Ken and David (and anyne else who has thoughts on this) please feel free to add to this.
 I'm attempting to outline them roughly in order of complexity.

1. Active->Slave replication with manual failover
------------------------------------------------------------------------------
------------------------------------------------------------------------------

This is where you can configure one machine to output all changes to a local daemon and another machine to implement the changes that are read from a local daemon.

Pro:
------------------------------------------------------------------------------
simplist implementation, since it makes no assumptions about how you are going to use it, it also sets no limits on how it is used.
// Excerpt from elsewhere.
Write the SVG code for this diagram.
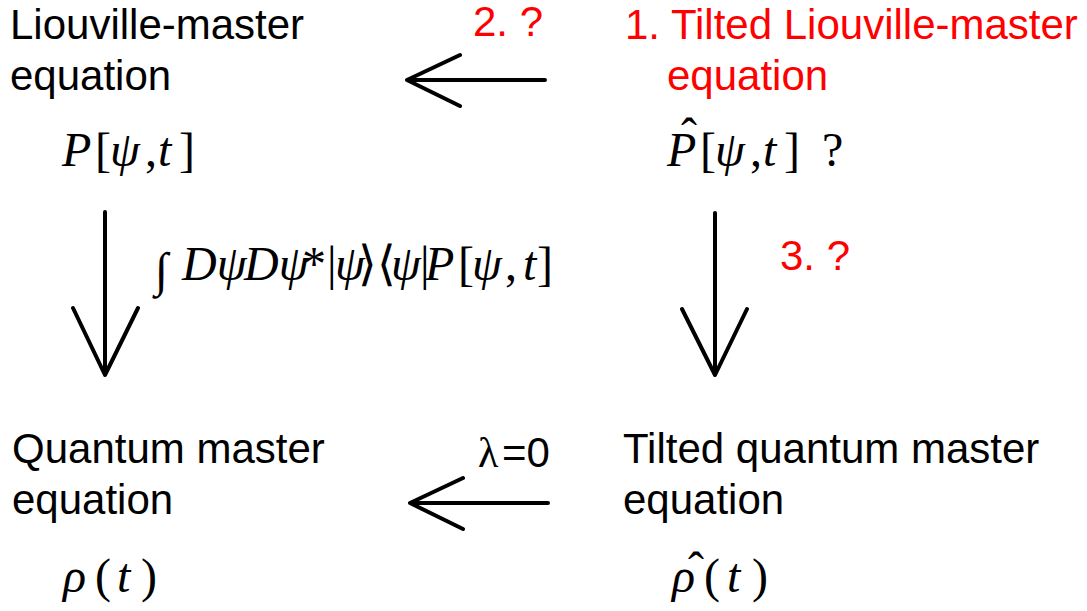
<svg xmlns="http://www.w3.org/2000/svg" width="1087" height="611" viewBox="0 0 1087 611">
<style>
.t{font-family:"Liberation Sans",Arial,sans-serif;font-size:42px;fill:#000}
.r{fill:#ff0000}
.m{font-family:"Liberation Serif","Times New Roman",serif;font-size:48px;fill:#000}
.i{font-style:italic}
.ln{stroke:#000;stroke-width:4;fill:none;stroke-linecap:round;stroke-linejoin:round}
</style>
<rect width="1087" height="611" fill="#fff"/>
<g id="connectors">
<g id="arrow-top"><path class="ln" d="M545 80H407M460 55L407 80L460 106"/></g>
<g id="arrow-bottom"><path class="ln" d="M548 503H410M463 478L410 503L463 529"/></g>
<g id="arrow-left"><path class="ln" d="M105 212V375M73 308L105 375L138 308"/></g>
<g id="arrow-right"><path class="ln" d="M715 213V375M682 309L715 375L747 309"/></g>
<text class="t r" x="473" y="36">2. ?</text>
<text class="t" y="467" font-size="46"><tspan x="478" font-family="Liberation Serif,serif">λ</tspan><tspan x="502">=0</tspan></text>
<text class="t r" x="780" y="270">3. ?</text>
<text class="m" x="155" y="286" font-size="56">∫</text>
<text class="m" y="280" font-size="37"><tspan class="i" x="182">Dψ</tspan><tspan class="i" x="244">Dψ</tspan><tspan x="302">*</tspan><tspan x="327">|</tspan><tspan class="i" x="335">ψ</tspan><tspan x="358">⟩⟨</tspan><tspan class="i" x="391">ψ</tspan><tspan x="420">|</tspan><tspan class="i" x="425">P</tspan><tspan x="458">[</tspan><tspan class="i" x="472">ψ</tspan><tspan x="505">,</tspan><tspan class="i" x="523">t</tspan><tspan x="537">]</tspan></text>
</g>
<g id="node-liouville">
<text class="t" x="10" y="39">Liouville-master</text>
<text class="t" x="10" y="90">equation</text>
<text class="m" y="166"><tspan class="i" x="62">P</tspan><tspan x="95">[</tspan><tspan class="i" x="110">ψ</tspan><tspan x="145">,</tspan><tspan class="i" x="158">t</tspan><tspan x="179">]</tspan></text>
</g>
<g id="node-tilted-liouville">
<text class="t r" x="625" y="39">1. Tilted Liouville-master</text>
<text class="t r" x="667" y="90">equation</text>
<text class="m" x="681" y="152">ˆ</text>
<text class="m" y="166"><tspan class="i" x="667">P</tspan><tspan x="700">[</tspan><tspan class="i" x="715">ψ</tspan><tspan x="750">,</tspan><tspan class="i" x="763">t</tspan><tspan x="784">]</tspan><tspan x="822">?</tspan></text>
</g>
<g id="node-quantum">
<text class="t" x="12" y="463">Quantum master</text>
<text class="t" x="12" y="514">equation</text>
<text class="m" y="592" font-size="58"><tspan class="i" x="63">ρ</tspan><tspan x="95">(</tspan><tspan class="i" x="117">t</tspan><tspan x="141">)</tspan></text>
</g>
<g id="node-tilted-quantum">
<text class="t" x="623" y="463">Tilted quantum master</text>
<text class="t" x="623" y="514">equation</text>
<text class="m" x="688" y="586" font-size="50">ˆ</text>
<text class="m" y="592" font-size="58"><tspan class="i" x="672">ρ</tspan><tspan x="704">(</tspan><tspan class="i" x="727">t</tspan><tspan x="752">)</tspan></text>
</g>
</svg>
This is the basic functionality that all other variations will need so it's not wasted work no matter what is done later

   allows for multiple slaves from a single master


allows for the propogation traffic pattern to be defined by the sysadmin (either master directly to all slaves or a tree-like propogation to save on WAN bandwidth when multiple slaves are co-located

by involving a local daemon at each server there is a lot of flexibility in exactly how the replication takes place.
for example you could
use netcat as your daemon for instant transmission of the messages
have a daemon that caches the messages so that if the link drops the messages are saved
have a daemon that gets an acknowlegement from the far side that the message got through
have a daemon that batches the messages up and compresses them for more efficiant transport
have a daemon that delays all messages by a given time period to give you a way to recover from logical corruption without having to go to a backup
have a daemon that filters the messages (say one that updates everything except it won't delete any messages so you have a known safe archive of all messages)
etc

Con:
------------------------------------------------------------------------------
since it makes no assumptions about how you are going to use it, it also gives you no help in useing it in any particular way


2. Active->Slave replication with automatic failover
------------------------------------------------------------------------------
------------------------------------------------------------------------------

This takes #1, limits it to a pair of boxes and through changes to murder or other parts of cyrus will swap the active/slave status of the two boxes

  Pro:
------------------------------------------------------------------------------
   makes setting up of a HA pair of boxes easier


   increases availability by decreasing downtime


Con:
------------------------------------------------------------------------------
this functionality can be duplicated without changes to cyrus by the use of an external HA/cluster software package.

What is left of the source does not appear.